Kid Quixotes by Stephen Haff

Author:Stephen Haff
Language: eng
Format: epub
Publisher: HarperCollins
Published: 2020-02-25T00:00:00+00:00


3

Ruler of Myself

Nearly two years into the project, in the summer of 2018, the Traveling Adventures group bases a song on an extraordinary example of making room and listening. Our hero’s travels bring us to the burial of Grisóstomo, a young shepherd songwriter who has killed himself because—he says posthumously in verse—Marcela, a young shepherdess of awe-inspiring beauty, did not respond to his love. Grisóstomo’s friends also blame the girl, calling her cruel and ungrateful, a monster and a plague.

Marcela appears at the burial on a hill above the boys, and speaks—uninterrupted, uncriticized, page after page, articulating her story—asserting that she is the ruler of herself. Marcela asks the boy shepherds to stop following her and idolizing her beauty: “I was born free,” she says, in our group’s translation, “and to be able to live free I have chosen the solitude of the countryside. The trees of these mountains are my company, the clear waters of these streams are my mirrors; with the trees and with the waters I communicate my thoughts and my beauty. The honest conversation of the other shepherd girls of these valleys occupies me. I am a separate fire and a faraway sword.”

Having promised nothing, she is not to blame for Grisóstomo’s choice to pursue her or to take his own life. Warning the boys to back off, she describes herself as dangerous: a fire and a sword.

In a book written more than four hundred years ago by a man, this—stopping the story to hear a girl speak and to allow her to refute, point-by-point, the accusations of boys—is brave and unusual. The Traveling Adventures girls seize on this rarity.
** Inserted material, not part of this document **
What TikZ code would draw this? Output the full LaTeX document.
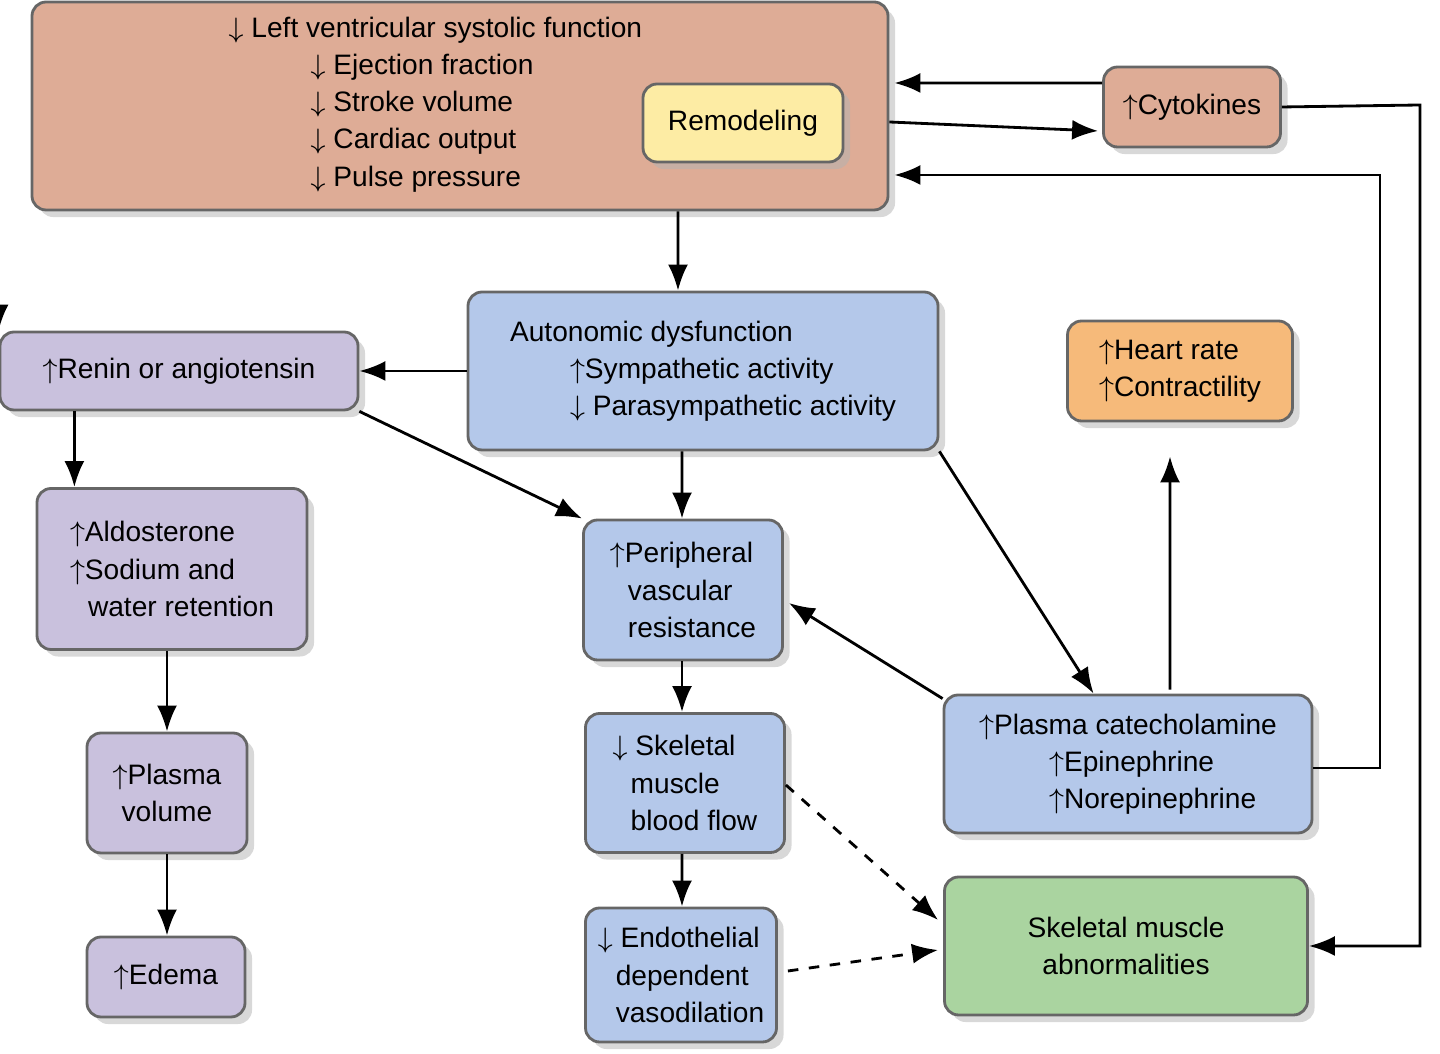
\documentclass[tikz,border=0pt]{standalone}
\usepackage{fontspec}
\setmainfont{Liberation Sans}
\usetikzlibrary{positioning,calc,arrows.meta,shadows}
\definecolor{HFBrown}{RGB}{222,172,150}
\definecolor{HFYellow}{RGB}{253,236,164}
\definecolor{HFPurple}{RGB}{201,193,221}
\definecolor{HFBlue}{RGB}{180,200,234}
\definecolor{HFOrange}{RGB}{246,186,122}
\definecolor{HFGreen}{RGB}{170,212,160}
\tikzset{
    box/.style={rectangle, rounded corners=4pt, draw=black!60, thick, inner sep=2pt,
        drop shadow={shadow xshift=2pt, shadow yshift=-2pt, fill=black!30},
        font=\fontsize{8}{10.6}\selectfont, align=left},
    link/.style={draw=black, thick, -{Latex[length=2.6mm, width=2mm]}},
    dlink/.style={link, dashed}
}
\newcommand{\up}{$\uparrow$}
\newcommand{\dn}{$\downarrow$}
\begin{document}
\begin{tikzpicture}[x=1cm, y=1cm]
    \useasboundingbox (0,0) rectangle (14.40,10.54);
    % boxes
    \node[box, fill=HFBrown, minimum width=8.56cm, minimum height=2.08cm] (lv) at (4.60,9.48) {};
    \node[anchor=north west, align=left, inner sep=0pt, font=\fontsize{8}{10.6}\selectfont] (lvtxt) at (2.28,10.38)
        {\dn\ Left ventricular systolic function\\
         \hspace{0.82cm}\dn\ Ejection fraction\\
         \hspace{0.82cm}\dn\ Stroke volume\\
         \hspace{0.82cm}\dn\ Cardiac output\\
         \hspace{0.82cm}\dn\ Pulse pressure};
    \node[box, fill=HFYellow, minimum width=2.0cm, minimum height=0.78cm, align=center] (remod) at (7.43,9.31) {Remodeling};
    \node[box, fill=HFBrown, minimum width=1.77cm, minimum height=0.80cm] (cyto) at (11.92,9.47) {\up Cytokines};
    \node[box, fill=HFPurple, minimum width=3.58cm, minimum height=0.78cm] (renin) at (1.79,6.83) {\up Renin or angiotensin};
    \node[box, fill=HFBlue, minimum width=4.70cm, minimum height=1.58cm] (auto) at (7.03,6.83)
        {Autonomic dysfunction\\
         \hspace{0.6cm}\up Sympathetic activity\\
         \hspace{0.6cm}\dn\ Parasympathetic activity};
    \node[box, fill=HFOrange, minimum width=2.25cm, minimum height=1.0cm] (hr) at (11.80,6.83)
        {\up Heart rate\\ \up Contractility};
    \node[box, fill=HFPurple, minimum width=2.70cm, minimum height=1.61cm] (aldo) at (1.72,4.85)
        {\up Aldosterone\\ \up Sodium and\\ \hspace{0.18cm}water retention};
    \node[box, fill=HFBlue, minimum width=1.99cm, minimum height=1.40cm] (pvr) at (6.83,4.64)
        {\up Peripheral\\ \hspace{0.18cm}vascular\\ \hspace{0.18cm}resistance};
    \node[box, fill=HFPurple, minimum width=1.60cm, minimum height=1.20cm, align=center] (pvol) at (1.67,2.61)
        {\up Plasma\\ volume};
    \node[box, fill=HFBlue, minimum width=1.99cm, minimum height=1.39cm] (skel) at (6.85,2.71)
        {\dn\ Skeletal\\ \hspace{0.18cm}muscle\\ \hspace{0.18cm}blood flow};
    \node[box, fill=HFBlue, minimum width=3.68cm, minimum height=1.38cm] (cat) at (11.28,2.90)
        {\up Plasma catecholamine\\
         \hspace{0.7cm}\up Epinephrine\\
         \hspace{0.7cm}\up Norepinephrine};
    \node[box, fill=HFPurple, minimum width=1.58cm, minimum height=0.80cm] (edema) at (1.66,0.77) {\up Edema};
    \node[box, fill=HFBlue, minimum width=1.91cm, minimum height=1.34cm] (endo) at (6.81,0.79)
        {\dn\ Endothelial\\ \hspace{0.18cm}dependent\\ \hspace{0.18cm}vasodilation};
    \node[box, fill=HFGreen, minimum width=3.63cm, minimum height=1.38cm, align=center] (skm) at (11.26,1.08)
        {Skeletal muscle\\ abnormalities};

    % connectors
    \draw[link] (lv.south -| renin.170) -- (renin.north -| renin.170);
    \draw[link] ($(lv.south)+(2.18,0)$) -- ($(auto.north)+(-0.25,0)$);
    \draw[link] (auto.west |- renin) -- (renin.east);
    \draw[link] (renin.south east) -- (pvr.north west);
    \draw[link] ($(auto.south)+(-0.21,0)$) -- ($(pvr.north)+(-0.01,0)$);
    \draw[link] (auto.south east) -- ($(cat.north west)+(1.51,0)$);
    \draw[link] (renin.south -| aldo.140) -- (aldo.north -| aldo.140);
    \draw[link] (aldo.south -| pvol) -- (pvol.north);
    \draw[link] (pvol.south) -- (pvol.south |- edema.north);
    \draw[link] ($(pvr.south)+(-0.01,0)$) -- ($(skel.north)+(-0.03,0)$);
    \draw[link] ($(skel.south)+(-0.03,0)$) -- ($(endo.north)+(0.01,0)$);
    \draw[link] ($(cat.north west)+(0,-0.05)$) -- ($(pvr.east)+(0.05,-0.13)$);
    \draw[link] ($(cat.north)+(0.42,0.04)$) -- ($(hr.south)+(-0.10,-0.34)$);
    \draw[dlink] ($(skel.east)+(0,-0.02)$) -- ($(skm.west)+(-0.05,0.26)$);
    \draw[dlink] ($(endo.east)+(0.10,0.04)$) -- ($(skm.west)+(-0.05,-0.04)$);
    \coordinate (cytoR) at (14.20,9.49);
    \coordinate (catR) at (13.80,2.86);
    \draw[link] ($(lv.east)+(0,-0.16)$) -- ($(cyto.west)+(-0.04,-0.24)$);
    \draw[link] ($(cyto.west)+(0,0.24)$) -- ($(lv.east)+(0.05,0.23)$);
    \draw[link] (cyto.east) -- (cytoR) -- (cytoR |- skm) -- (skm.east);
    \draw[link] (cat.east |- catR) -- (catR) -- (catR |- 0,8.79) -- ($(lv.east)+(0.05,-0.69)$);
\end{tikzpicture}
\end{document}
“I want to be her,” says Alex. “I want to sing her song.”

Our musical adaptation of Marcela’s speech—originally called the “Girls and Boys Song” because, says Lily, “That’s what Marcela’s speech is all about”—is based also on an essay by Alex, and results in a statement of self-determination that is equally brave and unusual. “We choose to love how we love,” asserts the Chorus, in defiance of bias against LGBTQ+ people, and Alex sings that she and her family are “dientes de león”—dandelions, from the Latin for “teeth of a lion.” The kids choose this metaphor to describe themselves, their families, and their people—immigrants—as flowers growing in the wrong place, fierce and beautiful, offering food and sunshine. “Who decides,” goes one lyric, “if a flower is a weed?”

* * *

As the Kid Quixotes start to work on the scene when Marcela corrects the narratives imposed on her by a series of shepherd boys, I ask the kids to write their answers to the question, “Am I the Ruler of Myself?” This question eventually provides the title of the song, as who we belong to—who owns us—becomes its central power struggle. “It’s obvious,” says Alex about the title, after the song has been written. “That’s the battle of my life.”

Most of the answers describe authorities in the children’s lives, such as teachers, parents, coaches, older siblings, and police, people who can tell the kids what to do and who must be obeyed in order to avoid punishment.